What we need to do is build institutions of the state. Unfortunately, we have wasted the last eight years, so we have to build state institutions at the same time that we are doing this work. It’s going to be extremely difficult, but this is the challenge the new prime minister has before him, to build truly Iraqi — an Iraqi security force that all groups and sects and nationalities that constitute Iraq buy into.

If we’re unable to do that, and if we say the Shia have to patrol the Shia areas and the Sunni the Sunni areas, we’re really talking about the de facto and perhaps the de jure division of Iraq. And if that happens, then we have a true Pandora’s box in which Iraq ends up looking like Somalia.

FEISAL ISTRABADI: We need to build state institutions.

HUSSEIN IBISH: No, I’m not actually saying that. What I am saying is that any force that is on the ground that takes the place of ISIS has to have credibility with the local population. That’s essential. That’s really…

FEISAL ISTRABADI: That’s another story.

HUSSEIN IBISH: Fine. That’s exactly what I’m…

FEISAL ISTRABADI: That, I agree with.

HUSSEIN IBISH: OK.

FEISAL ISTRABADI: That, I agree with.

JUDY WOODRUFF: Fred Wehrey, how does the U.S., in trying to manage or help oversee all this, ensure that the things happen that the three of you are describing?

FREDERIC WEHREY: Well, we don’t always have a good track record of social engineering these sorts of things.

It’s going to be very shaky. We know that many of these states compete with one another, that — within the Gulf — to say that there’s a unified Sunni bloc is a bit of a misnomer. There’s really a Sunni cold war going on right now. So it’s going to be a very delicate task. But I think much of it hinges on what goes on in Baghdad itself and the actions that the Iraqi government takes toward its own population.

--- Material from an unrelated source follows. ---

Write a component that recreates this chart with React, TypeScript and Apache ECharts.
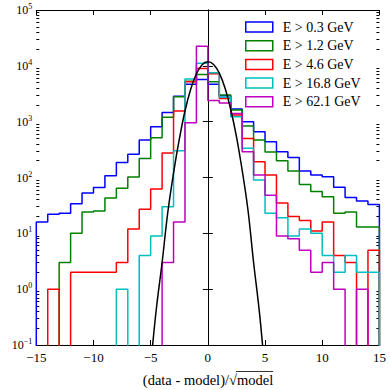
import React, { useEffect, useRef } from "react";
import * as echarts from "echarts";

// ---------- data ----------
const binEdges = [-15, -14, -13, -12, -11, -10, -9, -8, -7, -6, -5, -4, -3, -2, -1, 0, 1, 2, 3, 4, 5, 6, 7, 8, 9, 10, 11, 12, 13, 14, 15];

const seriesNames = ["E > 0.3 GeV", "E > 1.2 GeV", "E > 4.6 GeV", "E > 16.8 GeV", "E > 62.1 GeV"];
const seriesColors = ["#0000ff", "#008000", "#ff0000", "#00bfbf", "#bf00bf"];

const countsE03 = [16, 22, 23, 34, 53, 66, 107, 185, 260, 470, 813, 1460, 2850, 4700, 5700, 4700, 2900, 1690, 1000, 660, 438, 290, 228, 131, 111, 103, 67, 44, 38, 33];
const countsE12 = [0, 0, 3, 10, 24, 25, 43, 64, 102, 220, 516, 1200, 2800, 5300, 7000, 5200, 3000, 1620, 840, 470, 287, 200, 131, 75, 56, 45, 23, 24, 13, 13];
const countsE46 = [0, 1, 0, 2, 2, 2, 2, 3, 12, 27, 62, 275, 1550, 5200, 9000, 7200, 2600, 1320, 500, 192, 111, 35, 20, 17, 11, 16, 4, 3, 0, 5];
const countsE168 = [0, 0, 0, 0, 0, 0, 0, 1, 0, 4, 9, 30, 300, 5800, 11100, 7500, 2750, 1230, 333, 90, 23, 19, 9, 12, 10, 4, 2, 4, 2, 2];
const countsE621 = [0, 0, 0, 0, 0, 0, 0, 0, 0, 0, 0, 3, 16, 960, 22500, 2400, 2150, 1400, 290, 111, 48, 9, 8, 5, 2, 3, 1, 0, 1, 0];

const modelX = [-4.9, -4.5, -4, -3.5, -3, -2.5, -2, -1.5, -1, -0.5, 0, 0.5, 1, 1.5, 2, 2.5, 3, 3.5, 4, 4.5, 4.85];
const modelY = [0.07, 0.45, 3.0, 24, 120, 480, 1550, 3800, 7200, 10500, 11800, 10600, 7400, 4000, 1650, 540, 135, 27, 3.0, 0.4, 0.07];

const yMajor = [0.1, 1, 10, 100, 1000, 10000, 100000];
const yMinorMultipliers = [2, 3, 4, 5, 6, 7, 8, 9];

const axisTitle = "(data - model)/\u221Amodel";
const FONT = "Liberation Serif";

function stepData(vals: number[]) {
  const floor = 1e-3;
  const pts: number[][] = [[binEdges[0], floor]];
  vals.forEach((v, i) => pts.push([binEdges[i], v > 0 ? v : floor]));
  pts.push([binEdges[binEdges.length - 1], floor]);
  return pts;
}

function minus(s: string) {
  return s.replace("-", "\u2212");
}

export default function App() {
  const ref = useRef<HTMLDivElement>(null);
  useEffect(() => {
    if (!ref.current) return;
    const chart = echarts.init(ref.current, null, { renderer: "svg" });

    const yMinor: number[] = [];
    for (let k = 0; k < yMajor.length - 1; k++) {
      yMinorMultipliers.forEach((m) => yMinor.push(+(m * yMajor[k]).toPrecision(3)));
    }

    const allCounts = [countsE03, countsE12, countsE46, countsE168, countsE621];

    // measure axis title for the overline
    const cv = document.createElement("canvas");
    const ctx = cv.getContext("2d")!;
    const fs = 14.5;
    ctx.font = `${fs}px "${FONT}"`;
    const wFull = ctx.measureText(axisTitle).width;
    const wModel = ctx.measureText("model").width;
    const cx = 208;
    const titleY = 380;
    const right = cx + wFull / 2;
    const olStart = right - wModel - 1;

    const yBase = {
      type: "log",
      logBase: 10,
      min: 0.1,
      max: 100000,
      splitLine: { show: false },
      axisLine: { show: true, lineStyle: { color: "#000", width: 1 } },
    };

    const legendFs = 14;

    const option: any = {
      animation: false,
      backgroundColor: "#fff",
      grid: { left: 36.3, right: 10.6, top: 10, bottom: 45 },
      legend: {
        orient: "vertical",
        left: 245,
        top: 20,
        padding: 0,
        itemWidth: 27,
        itemHeight: 10,
        itemGap: 4.7,
        icon: "rect",
        textStyle: { fontFamily: FONT, fontSize: legendFs, color: "#000", padding: [0, 0, 0, 5] },
        data: seriesNames.map((n, i) => ({
          name: n,
          itemStyle: { color: "rgba(0,0,0,0)", borderColor: seriesColors[i], borderWidth: 1.5 },
        })),
      },
      xAxis: [
        {
          type: "value",
          min: -15,
          max: 15,
          interval: 5,
          position: "bottom",
          splitLine: { show: false },
          axisLine: { show: true, onZero: false, lineStyle: { color: "#000", width: 1 } },
          axisTick: { inside: true, length: 5, lineStyle: { color: "#000" } },
          axisLabel: {
            margin: 6,
            fontFamily: FONT,
            fontSize: 13,
            color: "#000",
            formatter: (v: number) => minus(String(v)),
          },
        },
        {
          type: "value",
          min: -15,
          max: 15,
          interval: 5,
          position: "top",
          splitLine: { show: false },
          axisLine: { show: true, onZero: false, lineStyle: { color: "#000", width: 1 } },
          axisTick: { inside: true, length: 5, lineStyle: { color: "#000" } },
          axisLabel: { show: false },
        },
      ],
      yAxis: [
        {
          ...yBase,
          position: "left",
          axisTick: { inside: true, length: 5, lineStyle: { color: "#000" }, customValues: yMajor },
          axisLabel: {
            customValues: yMajor,
            margin: 4,
            formatter: (v: number) => {
              const e = Math.round(Math.log10(v));
              return `{b|10}{s|${minus(String(e))}}`;
            },
            rich: {
              b: { fontFamily: FONT, fontSize: 12, color: "#000" },
              s: { fontFamily: FONT, fontSize: 8, color: "#000", padding: [0, 0, 7, 0] },
            },
          },
        },
        {
          ...yBase,
          position: "right",
          axisTick: { inside: true, length: 5, lineStyle: { color: "#000" }, customValues: yMajor },
          axisLabel: { show: false },
        },
        {
          ...yBase,
          position: "left",
          axisLine: { show: false },
          axisTick: { inside: true, length: 3, lineStyle: { color: "#000" }, customValues: yMinor },
          axisLabel: { show: false },
        },
        {
          ...yBase,
          position: "right",
          axisLine: { show: false },
          axisTick: { inside: true, length: 3, lineStyle: { color: "#000" }, customValues: yMinor },
          axisLabel: { show: false },
        },
      ],
      series: [
        ...allCounts.map((vals, i) => ({
          name: seriesNames[i],
          type: "line",
          step: "end",
          xAxisIndex: 0,
          yAxisIndex: 0,
          symbol: "none",
          clip: true,
          color: seriesColors[i],
          lineStyle: { color: seriesColors[i], width: 1.5 },
          data: stepData(vals),
          z: 2 + i,
        })),
        {
          name: "model",
          type: "line",
          xAxisIndex: 0,
          yAxisIndex: 0,
          symbol: "none",
          smooth: 0.4,
          clip: true,
          lineStyle: { color: "#000", width: 1.5 },
          data: modelX.map((x, i) => [x, modelY[i]]),
          z: 10,
        },
      ],
      graphic: [
        {
          type: "text",
          x: cx,
          y: titleY,
          style: {
            text: axisTitle,
            fontFamily: FONT,
            fontSize: fs,
            fill: "#000",
            textAlign: "center",
            textVerticalAlign: "middle",
          },
        },
        {
          type: "line",
          shape: { x1: olStart, y1: titleY - 8.5, x2: right, y2: titleY - 8.5 },
          style: { stroke: "#000", lineWidth: 0.8 },
        },
      ],
    };
    chart.setOption(option);
    return () => chart.dispose();
  }, []);
  return <div ref={ref} style={{ width: 390, height: 390, position: "absolute", left: 0, top: 0 }} />;
}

JUDY WOODRUFF: And we already see it’s moving from one president, administration in this country, to the next one. The president has already said it’s going to go beyond the term — his term in office.

We thank you, all three, Fred Wehrey, Hussein Ibish, Feisal Istrabadi. We appreciate it.

FEISAL ISTRABADI: Thank you.

HUSSEIN IBISH: Thank you very much.

This interview was originally published on PBS NewsHour.

Carnegie does not take institutional positions on public policy issues; the views represented herein are those of the author(s) and do not necessarily reflect the views of Carnegie, its staff, or its trustees.